Martin Dietzfelbinger,

Peter Bro Miltersen,

Gábor TardosAuthors Info & Claims

Journal of the ACM (JACM), Volume 46, Issue 5

Pages 667 - 683

https://doi.org/10.1145/324133.324179

Published: 01 September 1999 Publication History

Abstract

Consider the set ℋ of all linear (or affine) transformations between two vector spaces over a finite field F. We study how good ℋ is as a class of hash functions, namely we consider hashing a set S of size n into a range having the same cardinality n by a randomly chosen function from ℋ and look at the expected size of the largest hash bucket. ℋ is a universal class of hash functions for any finite field, but with respect to our measure different fields behave differently.

If the finite field F has n elements, then there is a bad set S ⊂ F² of size n with expected maximal bucket size Ω(n^1/3). If n is a perfect square, then there is even a bad set with largest bucket size always at least √n. (This is worst possible, since with respect to a universal class of hash functions every set of size n has expected largest bucket size below √ + 1/2.)

If, however, we consider the field of two elements, then we get much better bounds.
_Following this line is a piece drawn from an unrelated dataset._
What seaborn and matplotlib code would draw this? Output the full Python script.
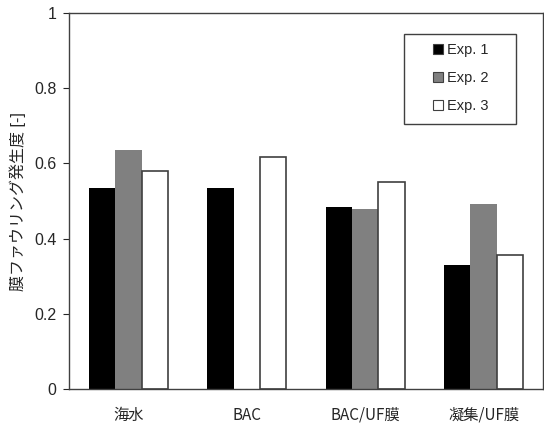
import pandas as pd
import numpy as np
import matplotlib
matplotlib.use("Agg")
import matplotlib.pyplot as plt
from matplotlib.lines import Line2D
from matplotlib.patches import Rectangle
import seaborn as sns

# data
categories = ["海水", "BAC", "BAC/UF膜", "凝集/UF膜"]
series = ["Exp. 1", "Exp. 2", "Exp. 3"]
exp1 = [0.534, 0.534, 0.483, 0.329]
exp2 = [0.635, np.nan, 0.478, 0.492]
exp3 = [0.579, 0.616, 0.551, 0.356]
colors = ["#000000", "#808080", "#ffffff"]

df = pd.DataFrame({
    "category": categories * 3,
    "exp": [s for s in series for _ in categories],
    "value": exp1 + exp2 + exp3,
})

sns.set_style("white")
plt.rcParams["font.family"] = ["Liberation Sans", "Noto Sans CJK JP", "DejaVu Sans"]

fig = plt.figure(figsize=(5.44, 4.26), dpi=100)
ax = fig.add_axes([0.127, 0.087, 0.871, 0.882])

sns.barplot(data=df, x="category", y="value", hue="exp", order=categories,
            hue_order=series, palette=colors, width=0.67, gap=0,
            saturation=1, edgecolor="none", linewidth=0, legend=False, ax=ax)

# white bars get a dark outline
for bar in ax.containers[2]:
    bar.set_edgecolor("#404040")
    bar.set_linewidth(1.2)

ax.set_ylim(0, 1)
ax.set_yticks([0, 0.2, 0.4, 0.6, 0.8, 1])
ax.set_yticklabels(["0", "0.2", "0.4", "0.6", "0.8", "1"])
ax.set_xlabel("")
ax.set_ylabel("膜ファウリング発生度 [-]", fontsize=11.5, labelpad=6)
ax.tick_params(axis="y", length=4, width=0.8, direction="out", labelsize=11.5, left=True, pad=5)
ax.tick_params(axis="x", length=0, labelsize=11, pad=13)
for lab in ax.get_xticklabels():
    lab.set_family(["Noto Sans CJK JP", "DejaVu Sans"])
for side in ["left", "bottom", "top", "right"]:
    ax.spines[side].set_color("#404040")
    ax.spines[side].set_linewidth(1)

# legend box drawn separately so it can be wider than its entries
ax.add_patch(Rectangle((0.707, 0.705), 0.236, 0.239, transform=ax.transAxes,
                       facecolor="white", edgecolor="#404040", linewidth=1, zorder=4))
handles = [Line2D([], [], marker="s", linestyle="none", markersize=7.5,
                  markerfacecolor=c, markeredgecolor="#404040", markeredgewidth=0.8)
           for c in colors]
leg = ax.legend(handles, series, loc="upper left", bbox_to_anchor=(0.766, 0.92),
                fontsize=10.5, frameon=False, handlelength=0.8,
                handletextpad=0.25, labelspacing=0.95, borderpad=0,
                borderaxespad=0)
leg.set_zorder(5)

fig.savefig("out.png", dpi=100)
The best previously known upper bound on the expected size of the largest bucket for this class was O(2^{√ log n}). We reduce this upper bound to O(log n log logn). Note that this is not far from the guarantee for a random function. There, the average largest bucket would be Θ (log n/ log log n).

In the course of our proof we develop a tool which may be of independent interest. Suppose we have a subset S of a vector space D over Z₂, and consider a random linear mapping of D to a smaller vector space R. If the cardinality of S is larger than c_ε|R|log|R|, then with probability 1 - ϵ, the image of S will cover all elements in the range.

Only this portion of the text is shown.